Из бабушкиной комнаты выглянул Михаил Федорович со своим запахом шипра, пота и почему-то старой кожи...
«Как я к ним несправедлива все-таки, – укорила себя Женя. – По воскресеньям они не воняют. Они же по субботам моются».
Женина внутренняя улыбка чуть отразилась на губах:
– Здравствуйте, Михаил Федорович.
Пока служил в армии, он приветствовал первым старших по чину. Теперь, на гражданке, когда подполковников вокруг не было, он сам прихотливо выбирал, с кем ему положено здороваться первым: с директором, заместителем по хозяйственной части (по научной – тот сам первый здоровался), с заведующим поликлиникой, к которой был прикреплен...
Михаил Федорович кивнул с достоинством:
– Здрсс...
Без имени. И остался стоять в дверях. Что было необычно.

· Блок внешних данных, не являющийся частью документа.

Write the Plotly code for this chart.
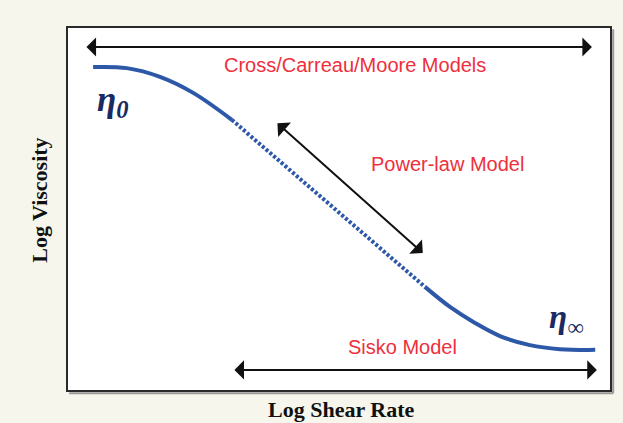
import plotly.graph_objects as go

# Conceptual flow curve (log shear rate vs log viscosity), arbitrary units 0-10
curve_left_x = [0.48, 1.10, 1.71, 2.32, 3.03]
curve_left_y = [8.90, 8.87, 8.63, 8.19, 7.45]
curve_mid_x = [3.03, 4.83, 6.58]
curve_mid_y = [7.45, 5.14, 2.86]
curve_right_x = [6.58, 7.04, 7.50, 7.96, 8.51, 9.06, 9.71]
curve_right_y = [2.86, 2.31, 1.87, 1.51, 1.26, 1.15, 1.13]

# Range arrows: (x_start, y_start, x_end, y_end)
arrow_cross = (0.33, 9.45, 9.65, 9.45)
arrow_power = (3.84, 7.39, 6.54, 3.79)
arrow_sisko = (3.05, 0.58, 9.74, 0.58)

labels = ["Cross/Carreau/Moore Models", "Power-law Model", "Sisko Model"]
label_x = [5.30, 6.99, 6.16]
label_y = [8.96, 6.25, 1.22]

BLUE = "#2d58a8"
RED = "#ee2f3c"
NAVY = "#1b2a62"

fig = go.Figure()
fig.add_trace(go.Scatter(x=curve_left_x, y=curve_left_y, mode="lines",
                         line=dict(color=BLUE, width=4, shape="spline"), hoverinfo="skip"))
fig.add_trace(go.Scatter(x=curve_mid_x, y=curve_mid_y, mode="lines",
                         line=dict(color=BLUE, width=4, dash="3px,2px"), hoverinfo="skip"))
fig.add_trace(go.Scatter(x=curve_right_x, y=curve_right_y, mode="lines",
                         line=dict(color=BLUE, width=4, shape="spline"), hoverinfo="skip"))

annotations = []
for (x0, y0, x1, y1) in [arrow_cross, arrow_power, arrow_sisko]:
    annotations.append(dict(
        x=x1, y=y1, ax=x0, ay=y0, xref="x", yref="y", axref="x", ayref="y",
        text="", showarrow=True, arrowhead=1, startarrowhead=1, arrowside="end+start",
        arrowsize=1.6, startarrowsize=1.6, arrowwidth=2, arrowcolor="#111111",
        standoff=0, startstandoff=0))

for t, x, y in zip(labels, label_x, label_y):
    annotations.append(dict(x=x, y=y, xref="x", yref="y", text=t, showarrow=False,
                            xanchor="center", yanchor="middle",
                            font=dict(family="Liberation Sans, Arial", size=20, color=RED)))

annotations.append(dict(x=0.83, y=7.94, xref="x", yref="y", showarrow=False,
                        xanchor="center", yanchor="middle",
                        text="<b><i>η<sub>0</sub></i></b>",
                        font=dict(family="Liberation Serif, Times New Roman", size=35, color=NAVY)))
annotations.append(dict(x=9.19, y=1.97, xref="x", yref="y", showarrow=False,
                        xanchor="center", yanchor="middle",
                        text="<b><i>η<sub>∞</sub></i></b>",
                        font=dict(family="Liberation Serif, Times New Roman", size=33, color=NAVY)))

annotations.append(dict(x=-0.05, y=0.525, xref="paper", yref="paper", showarrow=False,
                        xanchor="center", yanchor="middle",
                        text="<b>Log Viscosity</b>", textangle=-90,
                        font=dict(family="Liberation Serif, Times New Roman", size=22, color="#111111")))
annotations.append(dict(x=0.503, y=-0.052, xref="paper", yref="paper", showarrow=False,
                        xanchor="center", yanchor="middle",
                        text="<b>Log Shear Rate</b>",
                        font=dict(family="Liberation Serif, Times New Roman", size=22, color="#111111")))

shapes = [
    dict(type="line", xref="paper", yref="paper", x0=0.004, x1=1.004, y0=-0.006, y1=-0.006,
         line=dict(color="#9a9a9a", width=2)),
    dict(type="line", xref="paper", yref="paper", x0=1.004, x1=1.004, y0=-0.006, y1=0.994,
         line=dict(color="#9a9a9a", width=2)),
    dict(type="rect", xref="paper", yref="paper", x0=0, x1=1, y0=0, y1=1,
         line=dict(color="#2a2a2a", width=2)),
]

fig.update_layout(
    width=623, height=423,
    margin=dict(l=67, r=12, t=27, b=32),
    paper_bgcolor="#f6f6ec", plot_bgcolor="#ffffff",
    showlegend=False,
    xaxis=dict(range=[0, 10], showgrid=False, zeroline=False, showticklabels=False, ticks=""),
    yaxis=dict(range=[0, 10], showgrid=False, zeroline=False, showticklabels=False, ticks=""),
    annotations=annotations, shapes=shapes,
)

fig.write_html("out.html", config={"displayModeBar": False})
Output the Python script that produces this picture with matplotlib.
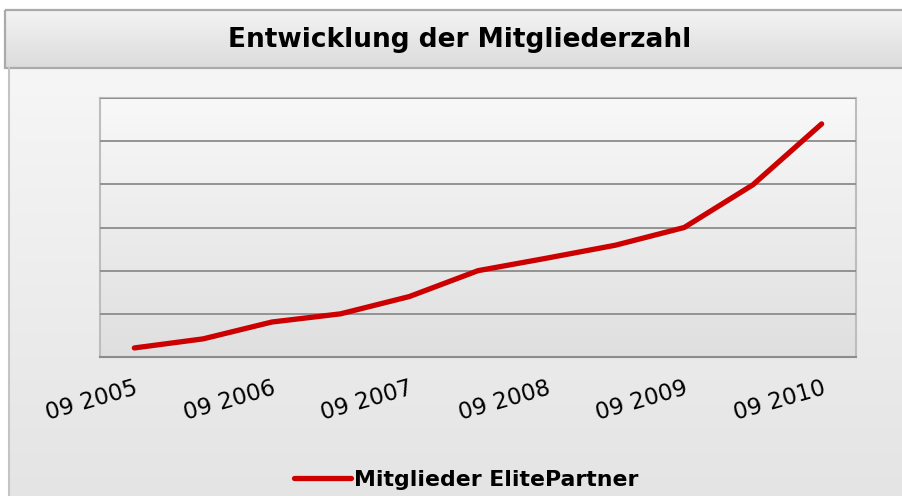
import matplotlib.pyplot as plt
import numpy as np
from matplotlib.patches import Rectangle

# data (arbitrary units, y axis has no labels)
periods = ['09 2005', '03 2006', '09 2006', '03 2007', '09 2007', '03 2008',
           '09 2008', '03 2009', '09 2009', '03 2010', '09 2010']
members = [0.21, 0.42, 0.81, 1.0, 1.40, 2.0, 2.29, 2.59, 3.0, 3.99, 5.40]
series_name = 'Mitglieder ElitePartner'
title = 'Entwicklung der Mitgliederzahl'

plt.rcParams['font.family'] = ['DejaVu Sans']

W, H = 903, 496
fig = plt.figure(figsize=(W / 100, H / 100), dpi=100)

# background in pixel coordinates
bg = fig.add_axes([0, 0, 1, 1])
bg.set_xlim(0, W)
bg.set_ylim(H, 0)
bg.axis('off')

def vgrad(top, bottom, n=256):
    t = np.linspace(0, 1, n)[:, None]
    top = np.array(top)
    bottom = np.array(bottom)
    return (top * (1 - t) + bottom * t)[:, None, :].repeat(2, axis=1)

# chart area
bg.imshow(vgrad([0.965, 0.965, 0.965], [0.895, 0.895, 0.895]),
          extent=(9, W, H, 68), aspect='auto', interpolation='bilinear')
bg.plot([9, 9], [68, H], color='#c4c4c4', lw=1.5)

# title box
bg.imshow(vgrad([0.955, 0.955, 0.955], [0.86, 0.86, 0.86]),
          extent=(5, W + 2, 68, 10), aspect='auto', interpolation='bilinear')
bg.add_patch(Rectangle((5, 10), W, 58, fill=False, ec='#aaaaaa', lw=1.6))
bg.text(460, 40, title, ha='center', va='center', fontsize=19,
        fontweight='bold', color='black')

# plot area
left, top, right, bottom = 100, 98, 856, 357
ax = fig.add_axes([left / W, 1 - bottom / H, (right - left) / W, (bottom - top) / H])
ax.imshow(vgrad([0.975, 0.975, 0.975], [0.875, 0.875, 0.875]),
          extent=(0, 1, 0, 1), transform=ax.transAxes, aspect='auto',
          interpolation='bilinear', zorder=0)

x = np.arange(len(periods))
ax.plot(x, members, color='#cc0000', lw=3.8, solid_capstyle='round',
        solid_joinstyle='round', label=series_name, zorder=3)

ax.set_xlim(-0.5, len(periods) - 0.5)
ax.set_ylim(0, 6)
ax.set_yticks(range(7))
ax.set_yticklabels([])
ax.tick_params(axis='y', length=0)
ax.yaxis.grid(True, color='#8c8c8c', lw=1.3)
ax.set_axisbelow(False)

ax.set_xticks(x[::2])
ax.set_xticklabels(periods[::2], rotation=16, ha='right', va='top',
                   rotation_mode='anchor', fontsize=16.5)
ax.tick_params(axis='x', length=0, pad=14)

for s in ['top', 'left', 'right']:
    ax.spines[s].set_color('#bdbdbd')
    ax.spines[s].set_linewidth(1.5)
ax.spines['bottom'].set_color('#8c8c8c')
ax.spines['bottom'].set_linewidth(1.5)

fig.legend(loc='center', bbox_to_anchor=(466 / W, 1 - 480 / H), frameon=False,
           handlelength=2.6, handletextpad=0.15,
           prop={'size': 15.8, 'weight': 'bold'})

fig.savefig('out.png', dpi=100)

Женя сняла поочередно ботинки, склоняясь над своим животом то вправо, то влево. С отвращением надела старые, с грубыми зашивками тапочки и двинулась по коридору в бабушкину комнату. Тома остановила ее:
– Женек, у нас перестановка. Нам Розины большой шкаф книжный отдали. Он там не встал, пришлось его сюда... Михал Федыча коллекция как раз вошла, а бабушку мы переселили в Василисину комнату...
Кровь бросилась Жене в голову. Не мытьем, так катаньем. Выселили-таки бабушку в чулан.
– То есть как? – у Жени от ярости задрожал подбородок. Коллекция Михаила Федоровича была умопомрачительная по идиотизму: вырезки из газет и журналов, касающиеся авиации...
– Да какая ей разница? Она и не заметила. Там тихо, спокойно. Сундук Василисин вынесли, стул ее поставили. Она там и кушать может. Покойная Василиса всегда там ела.
Михаил Федорович все стоял в дверях бабушкиной комнаты в полной готовности вступиться.